Hansen avoids murder oneSentencing for second degree murder will be Feb. 1
Thomas Lee Hansen, 72, was found guilty of murder in the second-degree Friday afternoon. Hansen was charged with murdering 54-year-old Sharon Kay Gerot, who was living with him south of Riverside at the time of her death on May 1, 2011.
Second-degree murder carries with it a maximum sentence of 50 years. Hansen will be eligible for parole after serving 35 years in prison. Hansen will be sentenced on Feb. 1, 2013 at 1:15 p.m. No bond was available to him.
A 12-member Washington County jury ended its deliberations shortly before 3:30 p.m. Friday after hearing closing arguments that morning, which ended at 11:15 a.m. The jury consisted of five men and seven women.
Wash-ington County Clerk of Court Julie Johnson read the jury’s verdict to a full courtroom that afternoon. Criminal trials require the jury’s verdict to be unanimous. After hearing the guilty verdict, defense attorney John Robertson asked to “poll the jury,” meaning to ask each individual juror if he or she accepted the verdict. All 12 jurors confirmed that they agreed to the second-degree murder conviction.
The state sought a conviction for first-degree murder. The difference between first-degree and second-degree murder is that first-degree murder is planned in advance, whereas second-degree murder is not planned in advance.
Defense attorney Dennis Cohen argued that Hansen was guilty of a crime, but not murder. Cohen argued Hansen was guilty of involuntary manslaughter, specifically a kind of involuntary manslaughter described as “conduct likely to cause death.”

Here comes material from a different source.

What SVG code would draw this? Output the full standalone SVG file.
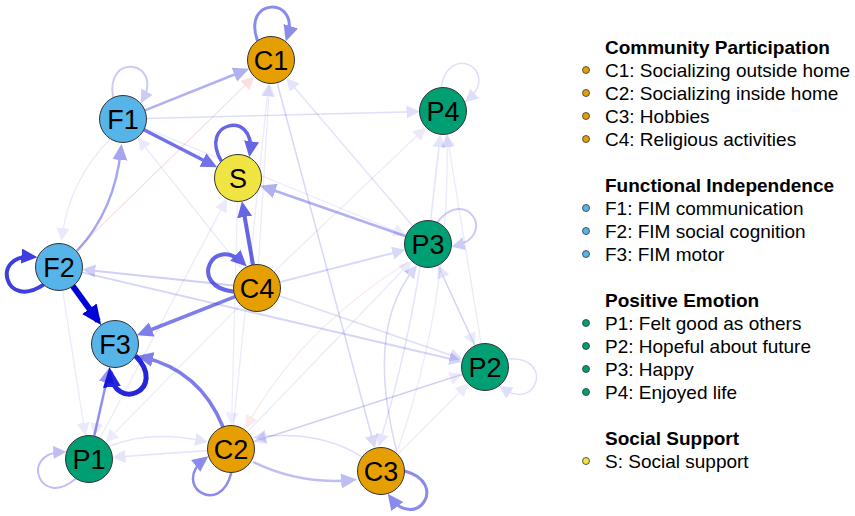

Involuntary manslaughter means the perpetrator negligently caused the death of another but did not intend to kill the person.
The defense argued that Hansen did not purposefully shoot Gerot but rather was merely trying to scare her when he fired his gun in her direction on May 1, 2011.
Hansen took the witness stand Thursday and told the jury he was aiming at the horse pasture beyond Gerot when he struck her in the head with a bullet while she was riding a lawnmower. He testified that Gerot had physically abused him numerous times that day, which he said was a common occurrence throughout their 10-year relationship.
In his closing argument, Cohen argued that Hansen’s actions were not consistent with somebody who wanted to kill his girlfriend. Cohen said it was implausible to think Hansen would shoot Gerot at a distance of 69 feet with a handgun while she was moving.
“Sixty-nine feet might be as close as you’ll get to the President or the Pope, but not to Sharon,” Cohen said.
The prosecution argued that Hansen’s statements and actions before and after the shooting indicated he premeditated Gerot’s murder. Prosecution witness Todd Hahn said Hansen told him, “I shot ‘em” when Hahn rushed to the scene of the incident after observing it from his car.
Hansen testified that he used to work as a firefighter in Iowa City. Hansen’s son, Patrick Hansen, testified that his father performed CPR on a neighbor who attempted to commit suicide with a shotgun.
Assistant Attorney General Andy Prosser said that Hansen knew how to perform CPR and yet did not perform CPR on Gerot.
“He doesn’t run out to perform CPR,” Prosser said in his closing. “He doesn’t say, ‘I didn’t mean to.’”
The two sides objected to portions of the other side’s closing remarks. When Washington County Attorney Larry Brock argued that actions speak louder than words, he began to tell an anecdote about his 7-year-old son. Before Brock could complete his story, Cohen objected to the relevance of the story, which was sustained by Judge Joel Yates.
Later, Brock spoke about the separate acts Hansen committed before the killing, and mentioned chambering a round in the pistol as one of the acts. Cohen objected that this was a misstatement of the facts because the .40 caliber pistol chambers a round and fires it in a single motion. Yates sustained the objection.
During his closing remarks, Cohen talked about how Hansen was in an excited emotional state when the shooting occurred. He began to tell a story about skiing in the Winter Olympics, but Brock objected that the story was irrelevant. Yates sustained the objection.
Members of both Gerot’s and Hansen’s families attended the trial. On Wednesday, when some of the defense witnesses testified about anecdotes from Hansen’s life, members of the audience could be heard chuckling. Brock asked Yates to instruct the audience not to laugh because it upset Gerot’s family. On Thursday morning, Yates told the audience to refrain from that kind of behavior or any behavior that would result in a mistrial.
The jury was asked to consider the most serious charge first, and if the jury did not believe the defendant was guilty of that charge, it would then consider if the defendant was guilty of a lesser included offense.
The lesser included offenses in a first-degree murder charge are, in order, second-degree murder, voluntary manslaughter and involuntary manslaughter. Similar to second-degree murder, voluntary manslaughter is an intentional killing that is unplanned. Unlike second-degree murder, voluntary manslaughter is precipitated by an event that would cause a reasonable person to become emotionally or mentally disturbed.